Comrade Brown was a traitor to her class, became a Marxist in 1880s and played an enormous role in the movement of working women. She came to Debs Social Democratic Party, of which she was a founder a leader member in Chicago, through Edward Bellamy’s ‘Nationalist’ movement. Later, she would serve as International Delegate of the Socialist Party, also a charter member of, to the Second International’s 1904 Amsterdam Congress. She also presided over the first Working Woman’s Day in Chicago on May 3, 1908 which inspired New York women to follow suit the following year.
‘Corinne S. Brown (1849-1914): In Memoriam’ by Harriet F. Morse from the Coming Nation.
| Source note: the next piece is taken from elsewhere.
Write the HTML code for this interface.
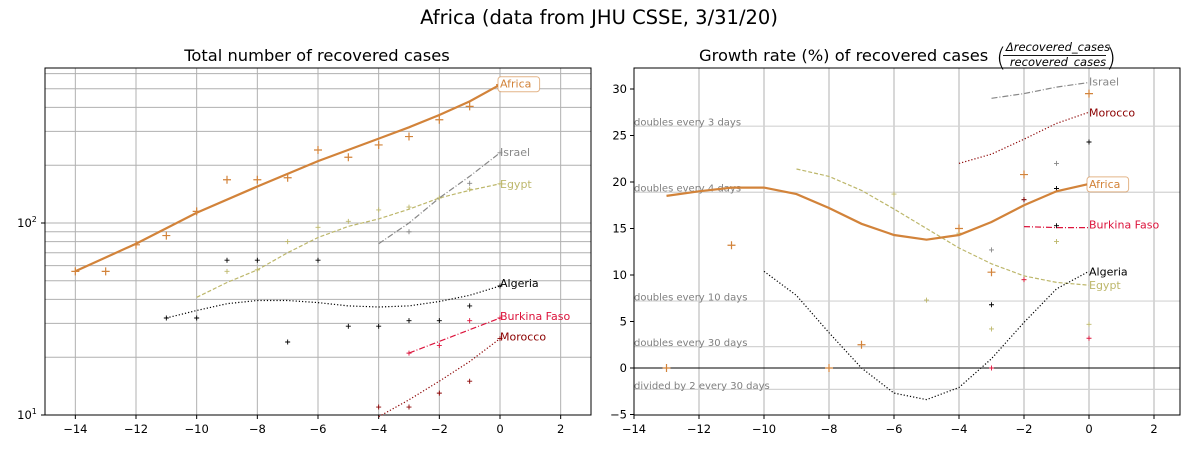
<!DOCTYPE html>
<html><head><meta charset="utf-8"><style>
body{margin:0;background:#fff;}
svg{font-family:"DejaVu Sans","Liberation Sans",sans-serif;}
</style></head><body>
<svg id="fig" width="1197" height="450" viewBox="0 0 1197 450">
<text x="599" y="24" font-size="19.5" text-anchor="middle">Africa (data from JHU CSSE, 3/31/20)</text>
<text x="317" y="61" font-size="16.3" text-anchor="middle">Total number of recovered cases</text>
<g>
<text x="699" y="61" font-size="16.3">Growth rate (%) of recovered cases</text>
<text x="996" y="66" font-size="26" font-weight="100">(</text>
<text x="1058" y="51" font-size="11.5" font-style="italic" text-anchor="middle">Δrecovered_cases</text>
<rect x="1003" y="55" width="103" height="0.9" fill="#000"/>
<text x="1058" y="66" font-size="11.5" font-style="italic" text-anchor="middle">recovered_cases</text>
<text x="1106" y="66" font-size="26" font-weight="100">)</text>
</g>
<g id="left"></g>
<g id="right"></g>
</svg>
<script>
// ---------- data ----------
const days = [-14,-13,-12,-11,-10,-9,-8,-7,-6,-5,-4,-3,-2,-1,0];
const xTicks = [-14,-12,-10,-8,-6,-4,-2,0,2];
// Left: totals (smoothed lines)
const africaLineX = [-14,-12,-10,-8,-6,-4,-3,-2,-1,0];
const africaLine = [56,78,113,155,210,275,315,365,430,525];
const africaPts = [56,56,77,86,115,168,168,172,240,220,255,282,345,405,525];
const egyptLineX = [-10,-9,-8,-7,-6,-5,-4,-3,-2,-1,0];
const egyptLine = [41,49,57,70,84,96,105,118,135,148,160];
const egyptPtsX = [-9,-8,-7,-6,-5,-4,-3,-2,-1,0];
const egyptPts = [56,57,80,95,102,117,121,135,150,160];
const israelLineX = [-4,-3,-2,-1,0];
const israelLine = [78,100,135,175,232];
const israelPtsX = [-3,-1,0];
const israelPts = [90,161,232];
const algeriaLineX = [-11,-10,-9,-8,-7,-6,-5,-4,-3,-2,-1,0];
const algeriaLine = [32,35,38,39.5,39.5,38.5,37,36.5,37,39,42,47];
const algeriaPtsX = [-11,-10,-9,-8,-7,-6,-5,-4,-3,-2,-1,0];
const algeriaPts = [32,32,64,64,24,64,29,29,31,31,37,47];
const burkinaLineX = [-3,0];
const burkinaLine = [21,32];
const burkinaPtsX = [-3,-2,-1,0];
const burkinaPts = [21,23,31,32];
const moroccoLineX = [-4,-3,-2,-1,0];
const moroccoLine = [9.8,12,15,19,25];
const moroccoPtsX = [-4,-3,-2,-1,0];
const moroccoPts = [11,11,13,15,25];
// Right: growth rates
const gAfricaX = [-13,-12,-11,-10,-9,-8,-7,-6,-5,-4,-3,-2,-1,0];
const gAfrica = [18.5,19,19.4,19.4,18.7,17.2,15.5,14.3,13.8,14.3,15.7,17.5,19,19.8];
const gAfricaPtsX = [-13,-11,-8,-7,-4,-3,-2,0];
const gAfricaPts = [0,13.2,0,2.5,15,10.3,20.8,29.5];
const gIsraelX = [-3,-2,-1,0];
const gIsrael = [29,29.5,30.2,30.7];
const gIsraelPtsX = [-3,-1];
const gIsraelPts = [12.7,22];
const gMoroccoX = [-4,-3,-2,-1,0];
const gMorocco = [22,23,24.6,26.3,27.5];
const gMoroccoPtsX = [-2];
const gMoroccoPts = [18.1];
const gBurkinaX = [-2,-1,0];
const gBurkina = [15.2,15.1,15.1];
const gBurkinaPtsX = [-3,-2,0];
const gBurkinaPts = [0,9.5,3.2];
const gEgyptX = [-9,-8,-7,-6,-5,-4,-3,-2,-1,0];
const gEgypt = [21.4,20.6,19.1,17.1,15,12.9,11.2,9.9,9.2,8.9];
const gEgyptPtsX = [-6,-5,-4,-3,-2,-1,0];
const gEgyptPts = [18.7,7.3,14.5,4.2,9.5,13.6,4.7];
const gAlgeriaX = [-10,-9,-8,-7,-6,-5,-4,-3,-2,-1,0];
const gAlgeria = [10.4,7.8,3.8,0,-2.7,-3.4,-2.1,1,4.9,8.5,10.4];
const gAlgeriaPtsX = [-3,-2,-1,-1,0];
const gAlgeriaPts = [6.8,18.1,19.3,15.3,24.3];
const refLabels = ["doubles every 3 days","doubles every 4 days","doubles every 10 days","doubles every 30 days","divided by 2 every 30 days"];
const refValues = [26,18.9,7.2,2.3,-2.3];
const rYTicks = [-5,0,5,10,15,20,25,30];

const NS="http://www.w3.org/2000/svg";
function mk(p,t,a){const e=document.createElementNS(NS,t);for(const k in a)e.setAttribute(k,a[k]);p.appendChild(e);return e;}
// ---------- left axes ----------
const L={x0:45,x1:591,y0:68,y1:415};
const lx=v=>L.x0+(v+15)/18*(L.x1-L.x0);
const ly=v=>415-192*(Math.log10(v)-1);
const gl=document.getElementById('left');
for(const d of [20,30,40,50,60,70,80,90,200,300,400,500,600]){const e=mk(gl,'line',{x1:L.x0,x2:L.x1,y1:ly(d),y2:ly(d),stroke:'#b0b0b0','stroke-width':1});

}
for(const d of [100]){const e=mk(gl,'line',{x1:L.x0,x2:L.x1,y1:ly(d),y2:ly(d),stroke:'#b0b0b0','stroke-width':1});

}
for(const t of xTicks){const e=mk(gl,'line',{x1:lx(t),x2:lx(t),y1:L.y0,y2:L.y1,stroke:'#b0b0b0','stroke-width':1});


mk(gl,'line',{x1:lx(t),x2:lx(t),y1:L.y1,y2:L.y1+4,stroke:'#000'});
const tx=mk(gl,'text',{x:lx(t),y:L.y1+18,'font-size':11.5,'text-anchor':'middle'});tx.textContent=(t<0?'−':'')+Math.abs(t);

}
for(const [v,lab] of [[10,'1'],[100,'2']]){mk(gl,'line',{x1:L.x0-4,x2:L.x0,y1:ly(v),y2:ly(v),stroke:'#000'});
const tx=mk(gl,'text',{x:L.x0-18,y:ly(v)+4,'font-size':11.5,'text-anchor':'middle'});tx.innerHTML='10<tspan dy="-5" font-size="8">'+lab+'</tspan>';

}
mk(gl,'rect',{x:L.x0,y:L.y0,width:L.x1-L.x0,height:L.y1-L.y0,fill:'none',stroke:'#000'});
// ---------- right axes ----------
const R={x0:634,x1:1180,y0:68,y1:415};
const rx=v=>634+(v+14)*32.5;
const ry=v=>368-9.3*v;
const gr=document.getElementById('right');
for(const t of xTicks){const e=mk(gr,'line',{x1:rx(t),x2:rx(t),y1:R.y0,y2:R.y1,stroke:'#b0b0b0'});


mk(gr,'line',{x1:rx(t),x2:rx(t),y1:R.y1,y2:R.y1+4,stroke:'#000'});
const tx=mk(gr,'text',{x:rx(t),y:R.y1+18,'font-size':11.5,'text-anchor':'middle'});tx.textContent=(t<0?'−':'')+Math.abs(t);

}
refValues.forEach((v,i)=>{const e=mk(gr,'line',{x1:R.x0,x2:R.x1,y1:ry(v),y2:ry(v),stroke:'#d3d3d3','stroke-width':1.2});


const tx=mk(gr,'text',{x:R.x0,y:ry(v)-0.5,'font-size':10,fill:'#808080'});tx.textContent=refLabels[i];

});
{const e=mk(gr,'line',{x1:R.x0,x2:R.x1,y1:ry(0),y2:ry(0),stroke:'#000','stroke-width':1});

}
for(const t of rYTicks){mk(gr,'line',{x1:R.x0-4,x2:R.x0,y1:ry(t),y2:ry(t),stroke:'#000'});
const tx=mk(gr,'text',{x:R.x0-7,y:ry(t)+4,'font-size':11.5,'text-anchor':'end'});tx.textContent=(t<0?'−':'')+Math.abs(t);

}
// ---------- series helpers ----------
function line(g,xs,ys,fx,fy,col,w,dash,name){const d=xs.map((x,i)=>(i?'L':'M')+fx(x).toFixed(1)+','+fy(ys[i]).toFixed(1)).join('');
const e=mk(g,'path',{d:d,fill:'none',stroke:col,'stroke-width':w,'stroke-dasharray':dash||'none'});

}
function pts(g,xs,ys,fx,fy,col,s,name){xs.forEach((x,i)=>{const X=fx(x),Y=fy(ys[i]);
const e=mk(g,'path',{d:`M${X-s},${Y}H${X+s}M${X},${Y-s}V${Y+s}`,stroke:col,'stroke-width':s>3?1.2:0.9});

});}
function label(g,x,y,txt,col,box,name){if(box){const e=mk(g,'rect',{x:x-2,y:y-11,width:txt.length*6.6+2,height:15,rx:3,fill:'#fff',stroke:col,'stroke-opacity':0.6});

}
const t=mk(g,'text',{x:x,y:y,'font-size':11,fill:col});t.textContent=txt;

}
const cA='#d2833a',cE='#bdb76b',cI='#888888',cAl='#000000',cB='#dc143c',cM='#8b0000';
// left series
line(gl,egyptLineX,egyptLine,lx,ly,cE,1.2,'4,2','egypt-line');
pts(gl,egyptPtsX,egyptPts,lx,ly,cE,2.5,'egypt-point');
line(gl,israelLineX,israelLine,lx,ly,cI,1.2,'6,2,1,2','israel-line');
pts(gl,israelPtsX,israelPts,lx,ly,cI,2.5,'israel-point');
line(gl,algeriaLineX,algeriaLine,lx,ly,cAl,1.2,'1.2,2','algeria-line');
pts(gl,algeriaPtsX,algeriaPts,lx,ly,cAl,2.5,'algeria-point');
line(gl,burkinaLineX,burkinaLine,lx,ly,cB,1.2,'6,2,1,2','burkina-line');
pts(gl,burkinaPtsX,burkinaPts,lx,ly,cB,2.5,'burkina-point');
line(gl,moroccoLineX,moroccoLine,lx,ly,cM,1.2,'1.2,2','morocco-line');
pts(gl,moroccoPtsX,moroccoPts,lx,ly,cM,2.5,'morocco-point');
line(gl,africaLineX,africaLine,lx,ly,cA,2.2,null,'africa-line');
pts(gl,days,africaPts,lx,ly,cA,4,'africa-point');
label(gl,lx(0),ly(africaLine[africaLine.length-1])+3,'Africa',cA,true,'africa-label');
label(gl,lx(0),ly(232)+3,'Israel',cI,false,'israel-label');
label(gl,lx(0),ly(160)+4,'Egypt',cE,false,'egypt-label');
label(gl,lx(0),ly(47)+1,'Algeria',cAl,false,'algeria-label');
label(gl,lx(0),ly(32)+2,'Burkina Faso',cB,false,'burkina-label');
label(gl,lx(0),ly(25)+2,'Morocco',cM,false,'morocco-label');
// right series
line(gr,gEgyptX,gEgypt,rx,ry,cE,1.2,'4,2','egypt-growth-line');
pts(gr,gEgyptPtsX,gEgyptPts,rx,ry,cE,2.5,'egypt-growth-point');
line(gr,gIsraelX,gIsrael,rx,ry,cI,1.2,'6,2,1,2','israel-growth-line');
pts(gr,gIsraelPtsX,gIsraelPts,rx,ry,cI,2.5,'israel-growth-point');
line(gr,gAlgeriaX,gAlgeria,rx,ry,cAl,1.2,'1.2,2','algeria-growth-line');
pts(gr,gAlgeriaPtsX,gAlgeriaPts,rx,ry,cAl,2.5,'algeria-growth-point');
line(gr,gBurkinaX,gBurkina,rx,ry,cB,1.2,'6,2,1,2','burkina-growth-line');
pts(gr,gBurkinaPtsX,gBurkinaPts,rx,ry,cB,2.5,'burkina-growth-point');
line(gr,gMoroccoX,gMorocco,rx,ry,cM,1.2,'1.2,2','morocco-growth-line');
pts(gr,gMoroccoPtsX,gMoroccoPts,rx,ry,cM,2.5,'morocco-growth-point');
line(gr,gAfricaX,gAfrica,rx,ry,cA,2.2,null,'africa-growth-line');
pts(gr,gAfricaPtsX,gAfricaPts,rx,ry,cA,4,'africa-growth-point');
label(gr,rx(0),ry(30.7)+3,'Israel',cI,false,'israel-growth-label');
label(gr,rx(0),ry(27.5)+4,'Morocco',cM,false,'morocco-growth-label');
label(gr,rx(0),ry(19.8)+4,'Africa',cA,true,'africa-growth-label');
label(gr,rx(0),ry(15.1)+1,'Burkina Faso',cB,false,'burkina-growth-label');
label(gr,rx(0),ry(10.4)+4,'Algeria',cAl,false,'algeria-growth-label');
label(gr,rx(0),ry(8.9)+4,'Egypt',cE,false,'egypt-growth-label');
mk(gr,'rect',{x:R.x0,y:R.y0,width:R.x1-R.x0,height:R.y1-R.y0,fill:'none',stroke:'#000'});
</script>
</body></html>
Vol. 1 No. 6. April, 1914.
SHE has left us- Corinne Brown, that dauntless pioneer of our movement. Our movement? What movement? Socialism. What movement? Woman’s suffrage. What movement? The great trade union movement. What movement? The movement in behalf of the economic emancipation of woman. The movement against capital punishment. The world peace movement. All great movements in behalf of the world’s victims found a fearless champion in Corinne Brown. What glorious courage was hers at a time-some twenty-five years ago- when great courage was required! That a member of the victimized class should fight in his own behalf is not surprising; that a banker’s wife should do so persistently, at all times, in the face of slurs, slights and questionings, commands more consideration. Yet her nature was so sweet and wholesome withal, and her fund of wit so exhaustless, that she made and kept friends where others would have lost them.
How sweeping her denunciations, how scathing her analysis of the motives governing the very exploiting class to which she belonged! Yet her vision was so clear, her logic so unanswerable, her wit so telling, that she made all but the mentally blind see and understand.
Henry D. Lloyd once said of her that she was “like a salt breeze blowing over pine woods.” One friend, inclined to be conservative and to disagree with her- at best ameliorative in his exertions and sympathies- said: “No matter what she says, or does, or thinks, I love her.”
We all loved her for her great human heart, and her clear brain. When listening to ancient platitudes or sentimental slush at a woman’s club meeting, she would sail in, to the great relief of some of us, and clear the atmosphere as might an electric storm; but her storms were always followed by sunshine.
She held very liberal ideas on marriage and divorce, yet her own home life was ideal, thus silencing wagging tongues.
She spurned all personal credit. Once, when told at a public meeting what sacrifices she had made in behalf of the world’s unfortunate, she said: “Pshaw! I have made no sacrifices. I have enjoyed every minute of it.”
At another time. when a friend spoke of how much a noted pioneer in the Socialist movement owed to her for her assistance in helping him to write papers and to get his ideas before the public, she replied: “I owe him far more than he owes me. I taught him grammar and composition; he taught me the meaning of life.”
When a mind like that of Corinne Brown take, its leave, even those of us not sure of immortality wonder if such gifts. such vision, such feeling, can be allowed to go to waste. To have known such a dear comrade, to have worked with her, and to remember her, is one of life’s experiences which make it worth while.
The Coming Nation was a weekly publication by Appeal to Reason’s Julius Wayland and Fred D. Warren produced in Girard, Kansas. Edited by A.M. Simons and Charles Edward Russell, it was heavily illustrated with a decided focus on women and children. The Coming Nation was the descendant of Progressive Woman and The Socialist Woman which folded into the publication. The Socialist Woman was a monthly magazine edited by Josephine Conger-Kaneko from 1907 with this aim: “The Socialist Woman exists for the sole purpose of bringing women into touch with the Socialist idea. We intend to make this paper a forum for the discussion of problems that lie closest to women’s lives, from the Socialist standpoint”. In 1908, Conger-Kaneko and her husband Japanese socialist Kiichi Kaneko moved to Girard, Kansas home of Appeal to Reason, which would print Socialist Woman. In 1909 it was renamed The Progressive Woman, and The Coming Nation in 1913. Its contributors included Socialist Party activist Kate Richards O’Hare, Alice Stone Blackwell, Eugene V. Debs, Ella Wheeler Wilcox, and others. A treat of the journal was the For Kiddies in Socialist Homes column by Elizabeth Vincent.The Progressive Woman lasted until 1916.